Driver becomes first to be convicted using new rules to protect police speed camera operators
A team of traffic cops have secured their first conviction under new legislation introduced earlier this year to help protect speed camera operators.
Cleveland and Durham Specialist Operations Unit took after an incident where a civilian speed camera operator was obstructed as they worked.The incident happened on the A689 near Hartlepoool on Friday, May 10.
Craig Mason, 27, of Salter Walk, Hartlepool, appeared at Teesside Magistrates Court on Friday.
He was charged with obstructing a designated person under section 38 of the Police Reform Act, a section 5 public order offence and possession of a Class B drug.
He was ordered to pay back £383.00 in total, consisting of £268 fine, a £30 victim surcharge and £85 in costs.
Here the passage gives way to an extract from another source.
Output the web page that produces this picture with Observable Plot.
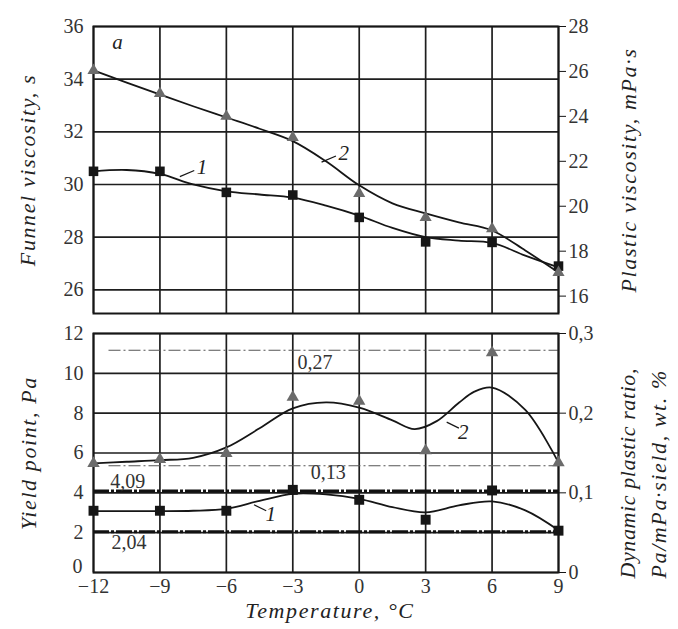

Sergeant Steve Teasdale, from the Camera Enforcement Unit within Cleveland and Durham Specialist Operations Unit, said: “It is unacceptable that some people think it is OK to intimidate and distress members of staff who are simply doing their job and it will not be tolerated. “My team are committed to road safety, something I know is very subjective to most and can be quite a political subject.
"We attended this location through complaints from the public who expressed their concerns about speeding.
"We listened to their concerns and as a result we deployed to the A689.
“The work of a speed camera operator is essential for helping to keep people safe on our roads.
"Speeding is one of the four main contributing factors in serious and fatal collisions and in Cleveland and Durham, we will make full use of this law against anyone who, through their actions, seeks to prevent the police from fulfilling the desire of the wider community to have safer roads.“During our last speeding campaign, drivers were clocked travelling at 95mph on a 50mph road in Hartlepool and 88mph on a 30mph road in Thornaby.
"Speeding is something that we need to tackle together, as a community, in order to lessen the number of avoidable and tragic deaths on our roads.”